Os parentes da vítima disseram que o tiro partiu de um
policial militar. O motorista da Kombi confirmou o relato. “Não teve tiroteio,
foi só o policial que disparou”, contou. O porta-voz da PM, Mauro Fliess,
contestou as testemunhas e disse que os agentes reagiram a um ataque de
“marginais”. O coronel aproveitou para fazer propaganda. “Não iremos recuar. O
governo está no caminho certo”, discursou.
A versão de tiroteio foi mantida por 60 dias e sustentada em
ao menos duas notas oficiais. Era falsa, informou ontem a Polícia Civil.
Responsável pela investigação, o delegado Marcus Drucker concluiu que não houve
confronto no local. O PM tentou balear um motociclista, errou o alvo e acertou
a menina que sonhava em virar bailarina.
“A primeira reação do governo foi dizer que todas as
testemunhas estavam mentindo, inclusive a mãe da Ágatha”, critica o advogado
Rodrigo Mondego, da Comissão de Direitos Humanos da OAB. Quem mentiu no caso
foi a PM, na tentativa de desacreditar a família e proteger o culpado pelo
crime.
Nos primeiros nove meses do ano, a polícia matou 1.402
pessoas no Estado do Rio —uma média superior a cinco mortes por dia. Apesar da
estatística macabra, o governador Wilson Witzel insiste na apologia do “tiro na
cabecinha”. Sua política de segurança estimula o bangue-bangue, aterroriza as
favelas e aumenta o risco de vítimas inocentes.

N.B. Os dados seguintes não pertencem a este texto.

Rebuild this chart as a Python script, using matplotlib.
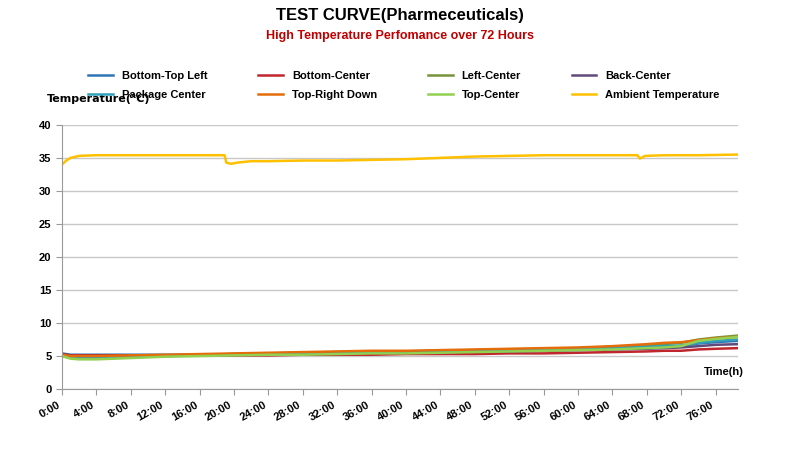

Ágatha foi uma das seis crianças mortas por bala perdida no
Rio em 2019. Todas eram negras, pobres e viviam em bairros periféricos. “Os
negros são as principais vítimas da ação letal das polícias e o perfil
predominante da população prisional do Brasil”, lembrava uma placa exposta até
ontem no Congresso. A peça foi arrancada e pisoteada pelo deputado Coronel
Tadeu (PSL-SP), um dos próceres da bancada da bala.